With the developments in technology, machine tool manufacturers are releasing hybrid machines. These machines are capable of performing many different operations.
Some machines even combine additive and subtractive manufacturing in a single machine, providing the good of both worlds. Snapmaker is a small-scale example of one such machine.
Frequently Asked Questions (FAQ)
Do you need to be good at math to be a machinist?
Yes, a machinist must have a good grasp of the basics of maths to program and work with manufacturing machines. Your understanding of maths will help you set proper dimensions, speeds, feed, power, etc., and it also comes in handy while selecting cutting tools.

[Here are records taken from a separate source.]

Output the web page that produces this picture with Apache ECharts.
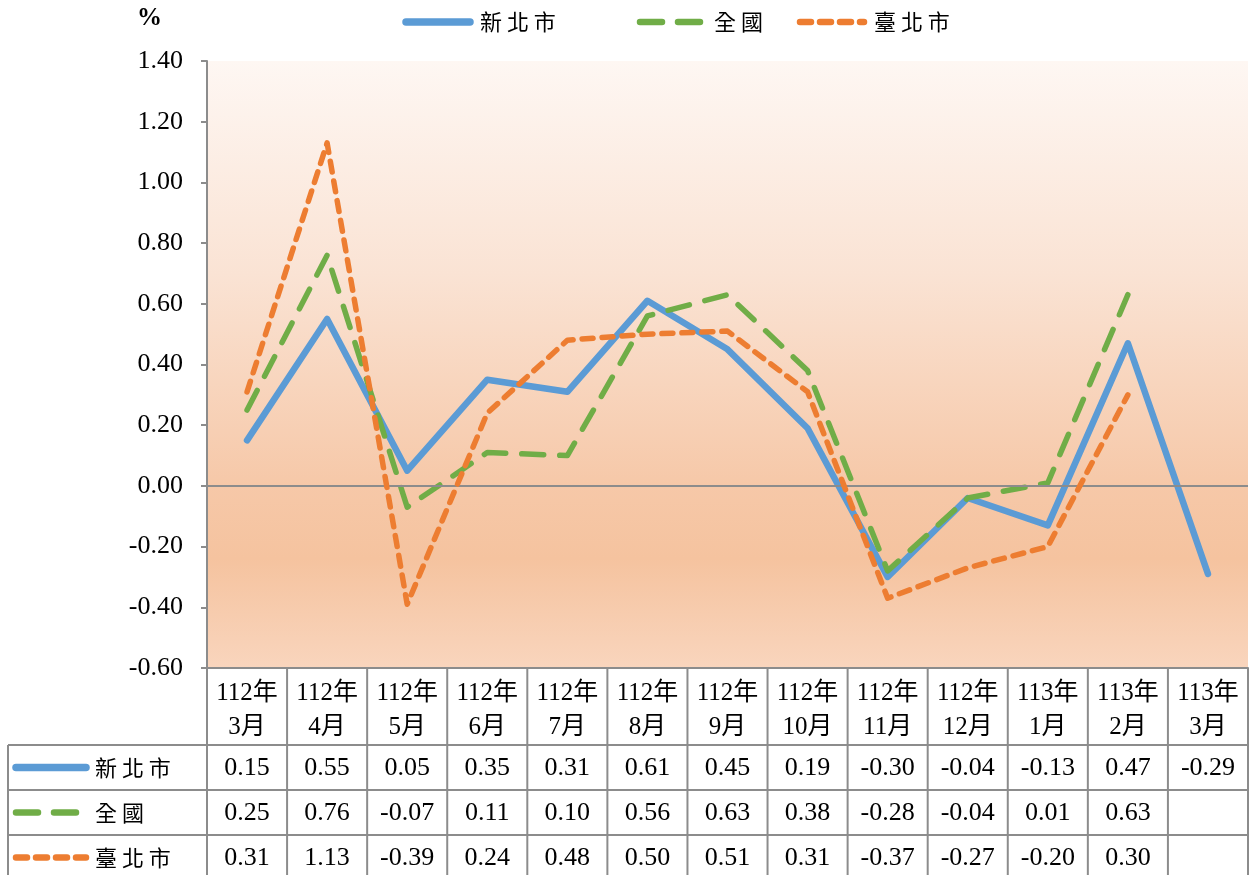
<!DOCTYPE html>
<html><head><meta charset="utf-8">
<script src="https://cdn.jsdelivr.net/npm/echarts@6/dist/echarts.min.js"></script>
<style>html,body{margin:0;padding:0;background:#fff}#c{width:1250px;height:875px}</style>
</head><body><div id="c"></div>
<script>
const categories = ['112年\n3月','112年\n4月','112年\n5月','112年\n6月','112年\n7月','112年\n8月','112年\n9月','112年\n10月','112年\n11月','112年\n12月','113年\n1月','113年\n2月','113年\n3月'];
const seriesNames = ['新北市','全國','臺北市'];
const newTaipei = [0.15,0.55,0.05,0.35,0.31,0.61,0.45,0.19,-0.30,-0.04,-0.13,0.47,-0.29];
const national = [0.25,0.76,-0.07,0.11,0.10,0.56,0.63,0.38,-0.28,-0.04,0.01,0.63,null];
const taipei = [0.31,1.13,-0.39,0.24,0.48,0.50,0.51,0.31,-0.37,-0.27,-0.20,0.30,null];
const yTicks = {min:-0.6, max:1.4, interval:0.2};

const FONT = "'Liberation Serif','Noto Sans CJK TC',serif";
const CJK = "'Noto Sans CJK TC',sans-serif";
const colors = ['#5b9bd5','#70ad47','#ed7d31'];
const lineStyles = [
  {width:6.5, type:'solid', cap:'round', join:'round'},
  {width:5.5, type:[22,16], cap:'round', join:'round'},
  {width:5.5, type:[11,9], cap:'round', join:'round'}
];
const allData = [newTaipei, national, taipei];
const GRID = {left:207, right:2, top:61, bottom:207};
const GRAY = '#8c8c8c';

const chart = echarts.init(document.getElementById('c'));
const option = {
  animation:false,
  backgroundColor:'#fff',
  grid:{left:GRID.left, right:GRID.right, top:GRID.top, bottom:GRID.bottom, show:true, borderWidth:0,
    backgroundColor:{type:'linear',x:0,y:0,x2:0,y2:1,colorStops:[
      {offset:0,color:'#fef7f3'},{offset:0.35,color:'#fae3d4'},{offset:0.7,color:'#f6c8a8'},
      {offset:0.82,color:'#f5c39f'},{offset:1,color:'#f9d5bd'}]}},
  legend:{show:false},
  xAxis:{type:'category', data:categories, boundaryGap:true,
    axisLine:{onZero:false, lineStyle:{color:GRAY, width:2}},
    axisTick:{show:false},
    axisLabel:{interval:0, fontFamily:FONT, fontSize:25, color:'#000', lineHeight:34, margin:8},
    splitLine:{show:false}},
  yAxis:{type:'value', min:yTicks.min, max:yTicks.max, interval:yTicks.interval,
    axisLine:{show:true, lineStyle:{color:GRAY, width:2}},
    axisTick:{show:true, inside:false, length:6, lineStyle:{color:GRAY, width:2}},
    axisLabel:{formatter:v=>v.toFixed(2), fontFamily:FONT, fontSize:26, color:'#000', margin:24},
    splitLine:{show:false}},
  series: seriesNames.map((n,i)=>({
    name:n, type:'line', data:allData[i], showSymbol:false, symbol:'none',
    lineStyle:Object.assign({color:colors[i]}, lineStyles[i]),
    itemStyle:{color:colors[i]},
    z: i===0?3:(i===1?4:5),
    markLine: i===0 ? {silent:true, symbol:'none', label:{show:false},
      lineStyle:{color:GRAY, width:2, type:'solid'}, data:[{yAxis:0}]} : undefined
  }))
};
chart.setOption(option);

const g = [];
g.push({type:'text', left:137, top:6, style:{text:'%', font:'bold 25px '+FONT, fill:'#000'}});

function legendIcon(x, y, w, i){
  g.push({type:'line', shape:{x1:x, y1:y, x2:x+w, y2:y},
    style:{stroke:colors[i], lineWidth:lineStyles[i].width+1, lineDash:Array.isArray(lineStyles[i].type)?lineStyles[i].type:null, lineCap:'round'}});
}
const legX = [406, 640, 800];
seriesNames.forEach((n,i)=>{
  legendIcon(legX[i], 22, 64, i);
  g.push({type:'text', x:legX[i]+74, y:22, style:{text:n.split('').join(' '), font:'22px '+CJK, fill:'#000', textVerticalAlign:'middle'}});
});

const H = 875;
const rowTops = [745, 790, 835];
const rowH = 45;
const xs = categories.map((c,i)=>chart.convertToPixel({xAxisIndex:0}, i));
const half = (xs[1]-xs[0])/2;
const lineSt = {stroke:GRAY, lineWidth:2};
for (let i=0;i<=categories.length;i++){
  const x = i<categories.length ? xs[i]-half : xs[categories.length-1]+half;
  g.push({type:'line', shape:{x1:x, y1:668, x2:x, y2:H}, style:lineSt, z:10});
}
rowTops.forEach(y=>{
  g.push({type:'line', shape:{x1:8, y1:y, x2:1248, y2:y}, style:lineSt, z:10});
});
g.push({type:'line', shape:{x1:8, y1:745, x2:8, y2:H}, style:lineSt, z:10});
seriesNames.forEach((n,i)=>{
  const cy = rowTops[i]+rowH/2;
  legendIcon(16, cy, 70, i);
  g.push({type:'text', x:95, y:cy, style:{text:n.split('').join(' '), font:'22px '+CJK, fill:'#000', textVerticalAlign:'middle'}});
  allData[i].forEach((v,j)=>{
    if (v===null) return;
    g.push({type:'text', x:xs[j], y:cy+1, style:{text:v.toFixed(2), font:'26px '+FONT, fill:'#000', textAlign:'center', textVerticalAlign:'middle'}});
  });
});
chart.setOption({graphic:g});
</script>
</body></html>
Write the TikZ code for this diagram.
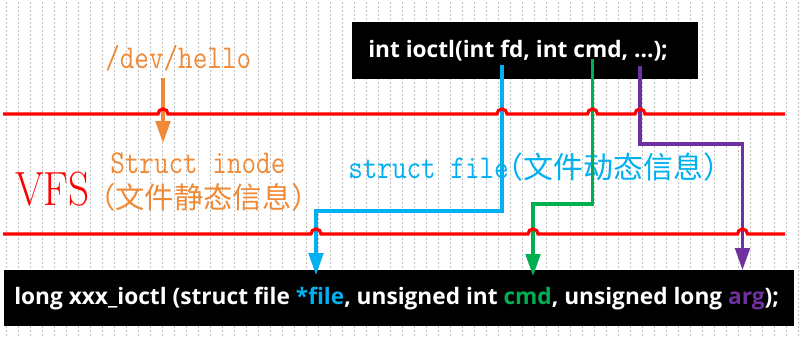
\documentclass[tikz,border=0pt]{standalone}
\usepackage{fontspec}
\newfontfamily\cjk{Noto Sans CJK SC}
\newfontfamily\codefont{Open Sans}
\usetikzlibrary{arrows.meta}
\definecolor{Hop}{HTML}{FF0000}
\definecolor{Orng}{HTML}{F08A36}
\definecolor{Cyn}{HTML}{00B0F0}
\definecolor{Grn}{HTML}{00B050}
\definecolor{Prp}{HTML}{7030A0}
\newcommand\narrow[1]{\scalebox{0.85}[1]{#1}}
\begin{document}
\begin{tikzpicture}[x=0.75pt,y=-0.75pt,>=Latex,
    gridln/.style={draw=black!25,line width=0.6pt,dash pattern=on 1.5pt off 1.5pt},
    hopln/.style={draw=Hop,line width=2.4pt},
    codebox/.style={fill=black,text=white,inner sep=0pt,anchor=north west,
      font=\codefont\bfseries\fontsize{17pt}{20pt}\selectfont},
    monotxt/.style={inner sep=0pt,anchor=base west,font=\ttfamily\fontsize{25pt}{28pt}\selectfont},
    cjktxt/.style={inner sep=0pt,anchor=base west,font=\cjk\fontsize{22pt}{26pt}\selectfont},
    wire/.style={line width=2.3pt},
    headarr/.style={-{Triangle[length=16.5pt,width=11pt]}}]
  \useasboundingbox (0,0) rectangle (803,336);
  % background grid
  \draw[gridln,shift={(6,6)}] (-6,-6) grid[step=12] (797,330);

  % prototypes
  \node[codebox,minimum width=259.5pt,minimum height=42.75pt] (proto) at (352,22)
    {\hspace{12pt}\makebox[247.5pt][l]{int ioctl(int fd, int cmd, ...);}};
  \node[codebox,minimum width=592.5pt,minimum height=42pt] (drvproto) at (4,270)
    {\hspace{7.5pt}\makebox[585pt][l]{long xxx\_ioctl (struct file \textcolor{Cyn}{*file}, unsigned int \textcolor{Grn}{cmd}, unsigned long \textcolor{Prp}{arg});}};

  % labels
  \node[monotxt,text=Orng] (devname) at (105,68) {\narrow{/dev/hello}};
  \node[monotxt,text=Orng] (inode) at (110,173) {\narrow{Struct inode}};
  \node[cjktxt,text=Orng] (inodeinfo) at (86,208) {（文件静态信息）};
  \node[inner sep=0pt,anchor=base west,text=Hop,font=\fontsize{36pt}{40pt}\selectfont] (vfs) at (15,205)
    {\scalebox{0.86}[1]{VFS}};
  \node[inner sep=0pt,anchor=base west,text=Cyn] (fileinfo) at (348,178)
    {\ttfamily\fontsize{25pt}{28pt}\selectfont\narrow{struct file}\cjk\fontsize{22.5pt}{26pt}\selectfont\kern-0.5em（文件动态信息）};

  % wire ends
  \coordinate (devfoot) at (163,78);
  \coordinate (inodetop) at (163,143);
  \coordinate (fd) at (502,65);
  \coordinate (cmd) at (592.5,59);
  \coordinate (dots) at (640,66);
  \coordinate (fdbend) at (316,211);
  \coordinate (cmdbend) at (533,204);
  \coordinate (dotsbend) at (742.5,144);
  \coordinate (filein) at (316,275);
  \coordinate (cmdin) at (533,276);
  \coordinate (argin) at (742.5,270);

  \draw[wire,Orng,line width=2.6pt,headarr] (devfoot) -- (inodetop);
  \draw[wire,Cyn,headarr] (fd) |- (fdbend) -- (filein);
  \draw[wire,Grn,headarr] (cmd) |- (cmdbend) -- (cmdin);
  \draw[wire,Prp,headarr] (dots) |- (dotsbend) -- (argin);

  % VFS layer boundaries
  \draw[hopln] (3,114) foreach \h in {163,502,592.5,640} {
      -- (\h-5,114) arc[start angle=180,end angle=360,radius=5] } -- (785,114);
  \draw[hopln] (3,234) foreach \h in {316,533,742.5} {
      -- (\h-5,234) arc[start angle=180,end angle=360,radius=5] } -- (785,234);
\end{tikzpicture}
\end{document}
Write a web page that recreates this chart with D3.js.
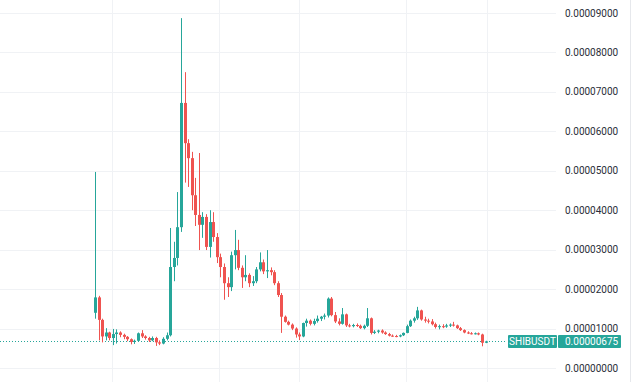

What are the basic techniques in machining?
Some of the basic machining processes include turning, milling, and drilling. Turning operations are performed by lathes, while drilling and milling operations are done on mills and drill presses.
What metals can be machined?
You can machine metals like aluminum, brass, titanium, bronze, copper, stainless steel, carbon steel, mild steel, nickel, cast iron, etc.